Ob das Unternehmen alle vier Etagen beziehen wird und ob es sich bei dem Engagement um ein zeitlich begrenztes «Pop-up» oder um eine feste Installation handelt, kann oder will man bei Home24 aktuell noch nicht sagen. Beobachter gehen davon aus, dass sich der Onliner kaum auf allen vier Etagen verbreiten wird, sondern hauptsächlich das Erdgeschoss mit seinen rund 800 Quadratmetern Verkaufsfläche bespielen wird.

Offline raus, online rein

Neben der Tatsache, dass eine erstklassige Adresse in Monatsfrist wieder ins Retail-Leben zurückgeholt wird, ist auch die unterschiedliche Ausrichtung von Vor- und Nachmieterin interessant: offline raus, online rein.
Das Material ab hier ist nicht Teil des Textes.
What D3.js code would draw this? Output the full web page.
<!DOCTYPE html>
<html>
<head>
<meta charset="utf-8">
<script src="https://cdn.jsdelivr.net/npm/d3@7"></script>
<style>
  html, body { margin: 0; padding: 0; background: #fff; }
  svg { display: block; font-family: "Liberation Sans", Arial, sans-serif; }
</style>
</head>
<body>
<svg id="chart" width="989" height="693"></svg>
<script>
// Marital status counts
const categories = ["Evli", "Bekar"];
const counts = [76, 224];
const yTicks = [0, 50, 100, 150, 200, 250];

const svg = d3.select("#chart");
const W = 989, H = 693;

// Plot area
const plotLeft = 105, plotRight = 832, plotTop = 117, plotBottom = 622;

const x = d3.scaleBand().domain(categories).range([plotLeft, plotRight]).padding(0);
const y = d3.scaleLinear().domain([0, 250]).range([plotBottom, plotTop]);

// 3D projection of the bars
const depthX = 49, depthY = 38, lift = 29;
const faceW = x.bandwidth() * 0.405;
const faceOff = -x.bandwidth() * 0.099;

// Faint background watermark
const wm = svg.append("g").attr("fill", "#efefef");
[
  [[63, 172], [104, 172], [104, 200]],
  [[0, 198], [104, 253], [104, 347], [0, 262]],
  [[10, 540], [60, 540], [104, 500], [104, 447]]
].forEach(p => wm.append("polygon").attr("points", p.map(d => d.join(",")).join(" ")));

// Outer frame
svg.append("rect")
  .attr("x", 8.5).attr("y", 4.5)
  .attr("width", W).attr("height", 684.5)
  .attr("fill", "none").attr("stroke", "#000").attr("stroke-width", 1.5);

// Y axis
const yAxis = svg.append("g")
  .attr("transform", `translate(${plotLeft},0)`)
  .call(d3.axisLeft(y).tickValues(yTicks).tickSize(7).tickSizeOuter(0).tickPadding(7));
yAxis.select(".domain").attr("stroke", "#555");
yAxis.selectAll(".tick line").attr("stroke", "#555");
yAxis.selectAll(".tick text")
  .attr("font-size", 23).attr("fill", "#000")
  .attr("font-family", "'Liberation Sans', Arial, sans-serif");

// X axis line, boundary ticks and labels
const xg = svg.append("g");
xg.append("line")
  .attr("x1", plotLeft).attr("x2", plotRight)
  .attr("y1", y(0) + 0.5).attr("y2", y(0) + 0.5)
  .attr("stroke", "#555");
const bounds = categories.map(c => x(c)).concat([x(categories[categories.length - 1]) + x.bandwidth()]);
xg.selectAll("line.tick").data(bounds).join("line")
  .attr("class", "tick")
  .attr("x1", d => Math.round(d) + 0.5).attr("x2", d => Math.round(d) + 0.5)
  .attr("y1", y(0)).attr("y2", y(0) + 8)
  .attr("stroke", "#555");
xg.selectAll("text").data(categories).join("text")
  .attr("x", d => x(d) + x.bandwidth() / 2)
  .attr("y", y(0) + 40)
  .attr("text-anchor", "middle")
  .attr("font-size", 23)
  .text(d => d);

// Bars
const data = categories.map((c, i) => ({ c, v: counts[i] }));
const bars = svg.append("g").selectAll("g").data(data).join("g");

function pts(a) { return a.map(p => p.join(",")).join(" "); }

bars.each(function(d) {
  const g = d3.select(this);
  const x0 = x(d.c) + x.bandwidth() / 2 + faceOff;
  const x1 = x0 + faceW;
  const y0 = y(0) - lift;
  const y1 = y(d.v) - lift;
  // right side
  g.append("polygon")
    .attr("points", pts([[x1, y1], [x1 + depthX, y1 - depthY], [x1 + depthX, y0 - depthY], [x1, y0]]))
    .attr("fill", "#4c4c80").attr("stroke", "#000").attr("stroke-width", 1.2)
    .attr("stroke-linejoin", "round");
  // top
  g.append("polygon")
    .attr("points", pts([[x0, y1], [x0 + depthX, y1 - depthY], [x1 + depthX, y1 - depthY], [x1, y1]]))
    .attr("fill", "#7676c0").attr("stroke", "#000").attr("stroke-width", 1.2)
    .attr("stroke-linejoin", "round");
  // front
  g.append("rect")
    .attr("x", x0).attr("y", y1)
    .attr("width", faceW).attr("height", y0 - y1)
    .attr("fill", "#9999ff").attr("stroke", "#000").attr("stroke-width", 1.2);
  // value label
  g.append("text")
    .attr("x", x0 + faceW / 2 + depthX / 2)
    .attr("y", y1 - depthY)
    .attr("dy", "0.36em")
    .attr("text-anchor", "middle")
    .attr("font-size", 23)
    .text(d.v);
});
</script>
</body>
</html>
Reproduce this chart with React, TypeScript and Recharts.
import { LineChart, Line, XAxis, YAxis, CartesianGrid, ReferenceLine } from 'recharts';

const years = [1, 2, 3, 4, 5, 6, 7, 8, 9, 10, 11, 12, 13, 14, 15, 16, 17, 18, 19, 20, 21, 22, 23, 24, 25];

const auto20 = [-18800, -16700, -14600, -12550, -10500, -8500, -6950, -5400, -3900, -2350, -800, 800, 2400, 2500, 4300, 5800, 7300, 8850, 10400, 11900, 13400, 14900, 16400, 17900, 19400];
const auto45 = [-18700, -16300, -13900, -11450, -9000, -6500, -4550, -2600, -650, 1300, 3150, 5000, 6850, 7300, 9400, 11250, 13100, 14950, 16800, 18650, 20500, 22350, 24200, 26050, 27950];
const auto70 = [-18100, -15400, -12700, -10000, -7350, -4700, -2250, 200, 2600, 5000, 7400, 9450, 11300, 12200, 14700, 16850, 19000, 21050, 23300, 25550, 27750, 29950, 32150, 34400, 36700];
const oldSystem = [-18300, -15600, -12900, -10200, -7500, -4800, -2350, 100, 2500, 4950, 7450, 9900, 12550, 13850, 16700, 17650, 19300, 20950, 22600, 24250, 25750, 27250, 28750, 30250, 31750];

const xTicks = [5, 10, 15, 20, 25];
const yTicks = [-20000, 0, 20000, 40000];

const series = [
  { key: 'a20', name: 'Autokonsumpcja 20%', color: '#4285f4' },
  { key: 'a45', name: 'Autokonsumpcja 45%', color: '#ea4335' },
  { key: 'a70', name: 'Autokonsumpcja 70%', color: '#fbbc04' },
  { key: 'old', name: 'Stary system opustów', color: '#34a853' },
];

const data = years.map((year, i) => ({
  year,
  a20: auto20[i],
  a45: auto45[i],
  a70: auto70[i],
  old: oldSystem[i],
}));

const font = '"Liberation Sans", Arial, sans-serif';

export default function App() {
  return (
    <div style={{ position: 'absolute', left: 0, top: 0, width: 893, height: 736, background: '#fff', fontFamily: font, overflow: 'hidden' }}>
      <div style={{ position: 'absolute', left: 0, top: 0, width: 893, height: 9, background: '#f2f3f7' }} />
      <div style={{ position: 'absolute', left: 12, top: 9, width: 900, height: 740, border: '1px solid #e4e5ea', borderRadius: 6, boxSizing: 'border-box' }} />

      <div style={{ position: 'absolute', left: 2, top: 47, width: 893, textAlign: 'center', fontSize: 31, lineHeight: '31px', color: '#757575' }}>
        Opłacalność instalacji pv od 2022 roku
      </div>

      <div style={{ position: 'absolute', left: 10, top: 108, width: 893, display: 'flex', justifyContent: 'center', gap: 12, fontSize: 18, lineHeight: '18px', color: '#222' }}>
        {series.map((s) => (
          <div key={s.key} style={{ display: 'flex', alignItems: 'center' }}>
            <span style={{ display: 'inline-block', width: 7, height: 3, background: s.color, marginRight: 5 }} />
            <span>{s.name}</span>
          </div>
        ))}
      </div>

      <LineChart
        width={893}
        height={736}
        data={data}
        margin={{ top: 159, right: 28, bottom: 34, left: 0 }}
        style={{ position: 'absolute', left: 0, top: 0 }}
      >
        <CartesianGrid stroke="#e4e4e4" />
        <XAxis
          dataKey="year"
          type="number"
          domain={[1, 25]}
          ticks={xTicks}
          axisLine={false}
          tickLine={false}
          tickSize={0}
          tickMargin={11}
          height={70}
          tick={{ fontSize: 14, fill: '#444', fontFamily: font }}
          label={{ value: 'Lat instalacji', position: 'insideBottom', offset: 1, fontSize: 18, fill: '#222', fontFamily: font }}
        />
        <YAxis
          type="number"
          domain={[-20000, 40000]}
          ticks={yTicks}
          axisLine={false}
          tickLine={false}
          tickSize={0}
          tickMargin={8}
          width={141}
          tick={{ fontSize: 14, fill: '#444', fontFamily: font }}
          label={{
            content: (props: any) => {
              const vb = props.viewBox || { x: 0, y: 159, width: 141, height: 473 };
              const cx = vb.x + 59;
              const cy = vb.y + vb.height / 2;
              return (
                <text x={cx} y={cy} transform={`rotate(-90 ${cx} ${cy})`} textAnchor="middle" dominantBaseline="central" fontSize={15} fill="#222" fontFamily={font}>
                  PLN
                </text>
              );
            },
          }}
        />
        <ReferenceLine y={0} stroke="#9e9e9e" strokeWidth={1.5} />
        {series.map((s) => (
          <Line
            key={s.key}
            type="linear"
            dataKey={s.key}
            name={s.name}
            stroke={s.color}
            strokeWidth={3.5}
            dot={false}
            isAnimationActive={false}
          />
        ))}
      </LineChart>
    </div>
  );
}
Davon werde man in Innenstädten künftig mehr sehen, sagt Michael Dressen. Der Retailprofi ist beim Immobiliendienstleister CBRE Schweiz zuständig für den Bereich High-Street Retail und verfolgt den jungen Trend seit Beginn: Bisher habe man im stationären Handel ein «Sterben auf Raten» gesehen, jetzt aber zeige sich mit der Online-Offline-Wechselwirkung das Zeichen der Transformation: «Während stationäre Retailer wie beispielsweise H&M und C&A nun deutlich in ihre E-Commerce-Plattformen investieren, versuchen Online-Händler immer stärker, sich mit einem Offline-Standort von ihrer Konkurrenz zu differenzieren und die Produkte und Marken erlebbar zu machen.»

Home24 in der realen Welt: Zwei Outlets, sieben Showrooms

Tatsächlich öffnen einstige Pure-Player wie Zalando und Amazon da und dort stationäre Ableger; von Suchmaschinen-Riese Google wird demnächst ein erster Offline-Auftritt in Chicago erwartet. About You, die Online-Modetochter des Otto-Versandes, besetzt in Berlin, Hamburg und München eigene Flächen.

Home24 ist heute schon mit je einem Outlet in Berlin und Bottrop vertreten; an beiden Orten breitet sich die Firma auf rund 1000 Quadratmetern aus. Dazu kommen sieben Showrooms in Deutschland.

«Zalandos kleiner Bruder»

Das Unternehmen Home24 wurde im Jahr 2009 gegründet und kam später unter die Fittiche der deutschen Internet-Schmiede Rocket Internet. In diesem Verbund wurden die Online-Möbler auch als «Zalandos kleiner Bruder» bekannt. Mitte 2018 ging Home24 an die Börse.

Die Firma setzte 2017 etwas über 300 Millionen Franken um. In der Schweiz ist Home24 seit dem Jahr 2014 aktiv. Bisher ausschliesslich im Internet – und nun also bald auch erstmals mit einem Showroom an bester Lage.